«Aux animaux la guerre»: «Le pari, c'est faire de la sociologie avec un flingue», estime Nicolas Mathieu
INTERVIEW «20 minutes» a rencontré Nicolas Mathieu alors que le Lorrain n’était pas encore lauréat du prix Goncourt 2018, pour discuter de l’adaptation de son précédent livre, «Aux animaux la guerre» en série…
Un polar âpre et captivant qui montre comment la violence sociale devient la violence tout court. France 3 diffuse à partir de ce jeudi à 21 heures Aux animaux la guerre, minisérie en 6x52, adaptée du roman du même nom de Nicolas Mathieu. L’auteur vosgien signe le scénario avec le cinéaste Alain Tasma, qui livre une mise en scène percutante. Cette fresque sociale croise le destin de Rita (Olivia Bonamy), une inspectrice de travail spécialiste des causes perdues et de Martel ( Roschdy Zem, prix d’interprétation masculine lors du dernier festival Séries Mania, à Lille pour ce rôle), un ouvrier syndicaliste dans une usine menacée de fermeture au cœur des Vosges.
Multipliant les jobs pour payer l’hébergement de sa mère en maison de retraite, Martel s’acoquine dangereusement avec Bruce (Florent Dorizon), videur dans un club et bodybuilder. Acculés, ces deux-là sont prêts à tout, même à franchir la ligne rouge, pour ne pas crever et sauver l’usine. 20 minutes a rencontré Nicolas Mathieu lors d’une table ronde à Séries Mania, alors que le Lorrain n’était pas encore lauréat du prix Goncourt 2018, pour discuter de l’adaptation de son livre en série.
C’est la première fois que vous voyez vos personnages prendre vie à l’écran. Emu ?
C’est très bizarre ! Ils sont à la fois complètement mes personnages et ils sont devenus autre chose, puisqu’il s’agit de la série d’Alain Tasma aussi et qu’ils sont incarnés par des comédiens. Il y a un autre phénomène assez bizarre. Quand j’étais dans ma chambre en train d’écrire mon histoire, je me souvenais de la cour de mon bahut, des choses que j’avais vécu à l’âge de 17 ans. Et puis, j’ai reçu des photos de cette même cour avec toute une équipe de tournage. Il y a aussi cet effet retour à ma propre vie qui est très troublant. On se dit : « Là où j’ai fumé mes premières clopes, ils sont en train de tourner ».
Vous cosignez l’adaptation, le scénario et les dialogues. Cela n’a pas été trop difficile de se remettre dans cette histoire publiée en 2014 ?
En fait, je n’en étais jamais vraiment sorti ! Mon prochain livre Leurs enfants après eux poursuit sur la même veine, je ne rentre pas dans une histoire pour en sortir, ce sont des sillons qu’on creuse, certains durent, d’autres sont moins longs.
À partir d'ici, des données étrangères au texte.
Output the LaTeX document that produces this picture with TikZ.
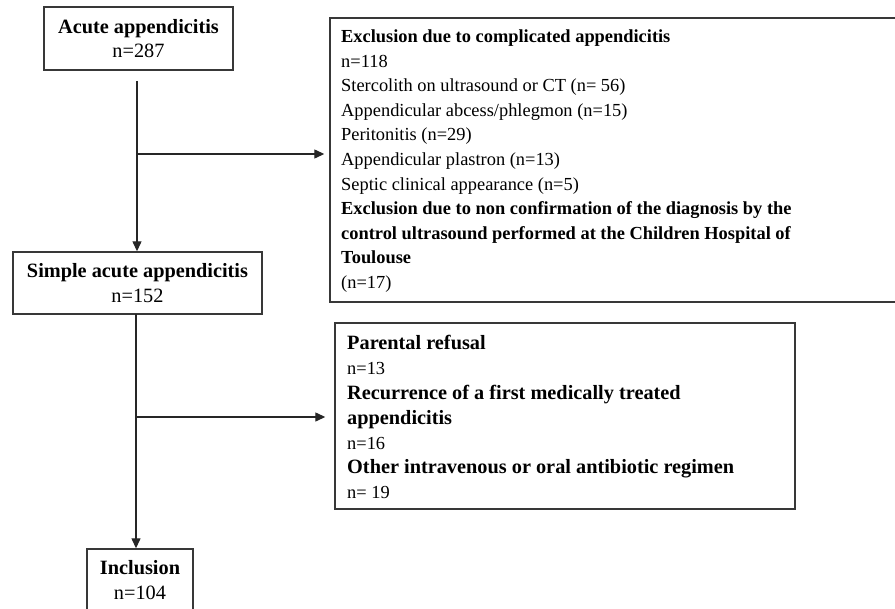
\documentclass[tikz,border=0pt]{standalone}
\usepackage{fontspec}
\setmainfont{Liberation Serif}
\usetikzlibrary{arrows.meta}
\newcommand\bigbf[1]{{\fontsize{20.3bp}{24.8bp}\selectfont\bfseries #1}}
\begin{document}
\begin{tikzpicture}[x=1bp,y=-1bp,
  box/.style={draw=black!78, line width=1.4bp, inner sep=0pt},
  ctxt/.style={font=\fontsize{20.3bp}{24.8bp}\selectfont, align=center},
  ltxt/.style={font=\fontsize{18.4bp}{24.6bp}\selectfont, align=left, inner sep=0pt, anchor=north west},
  ltxtb/.style={font=\fontsize{18.4bp}{24.8bp}\selectfont, align=left, inner sep=0pt, anchor=north west},
  conn/.style={draw=black!85, line width=1.3bp},
  arr/.style={conn, -{Triangle[length=10bp,width=9bp]}}]
\useasboundingbox (0,0) rectangle (895,609);
% boxes
\node[box, ctxt, minimum width=189bp, minimum height=63bp] (b1) at (138.5,38.5) {\textbf{Acute appendicitis}\\n=287};
\node[box, ctxt, minimum width=249bp, minimum height=62bp] (b2) at (137.5,283) {\textbf{Simple acute appendicitis}\\n=152};
\node[box, ctxt, minimum width=106bp, minimum height=62bp] (inc) at (140,580) {\textbf{Inclusion}\\n=104};
\node[box, minimum width=568bp, minimum height=284bp] (b3) at (614,160) {};
\node[box, minimum width=460bp, minimum height=186bp] (b4) at (565,416) {};
% texts of the right boxes
\node[ltxt] (t3) at (341,29.5) {\textbf{Exclusion due to complicated appendicitis}\\
n=118\\
Stercolith on ultrasound or CT (n= 56)\\
Appendicular abcess/phlegmon (n=15)\\
Peritonitis (n=29)\\
Appendicular plastron (n=13)\\
Septic clinical appearance (n=5)\\
\textbf{Exclusion due to non confirmation of the diagnosis by the}\\
\textbf{control ultrasound performed at the Children Hospital of}\\
\textbf{Toulouse}\\
(n=17)};
\node[ltxtb] (t4) at (347,335.5) {\bigbf{Parental refusal}\\
n=13\\
\bigbf{Recurrence of a first medically treated}\\
\bigbf{appendicitis}\\
n=16\\
\bigbf{Other intravenous or oral antibiotic regimen}\\
n= 19};
% connectors
\coordinate (s1) at (137,81);
\draw[arr] (s1) -- (s1 |- b2.north);
\coordinate (j1) at (137,154);
\draw[arr, shorten >=5bp] (j1) -- (j1 -| b3.west);
\coordinate (s2) at (136,314);
\draw[arr] (s2) -- (s2 |- inc.north);
\coordinate (j2) at (136,417);
\draw[arr, shorten >=9bp] (j2) -- (j2 -| b4.west);
\end{tikzpicture}
\end{document}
A partir de l’épisode 4, vos lecteurs vont découvrir des événements qui ne figurent pas dans le roman…
A la fin du roman, certains personnages restent au tapis, donc il a fallu redécouper les choses et retendre des câbles… Quand on accepte que son livre soit adapté, il faut en faire le deuil. Je ne me suis jamais posé en défenseur de l’intégrité absolu du livre, ce qu’on était en train de faire, c’était un objet nouveau, notre scénario, puis la série d’Alain Tasma. Je savais que ce ne serait plus mon livre, à partir de là, on s’est mis à penser aux personnages et comment les faire exister jusqu’au bout sur ces six épisodes. C’est un travail d’écriture collectif qui est assez différent et très agréable. C’était bien !
Michel Bussi, dont les livres ont été souvent adaptés en série, parle d’une « part de trahison » dans l’adaptation…
Tout dépend de ce qui est trahi, si c’est la lettre ou le fond. Sur le fond, j’ai l’impression qu’on n’a rien trahi du tout. C’est la même exigence, la même âpreté. On parle des mêmes gens et pour les mêmes gens, et le pari de départ, c’est faire de la sociologie avec un flingue, comme le disait le Canard enchaîné dans sa critique du livre. Je voulais restituer la vie des gens en prenant le prétexte du roman noir pour parler d’autre chose, tout ça a été tenu d’un bout à l’autre. Il n’y a pas de trahison. Il faut renoncer à l’identité du livre, ce ne sera pas la même chose, c’est sûr.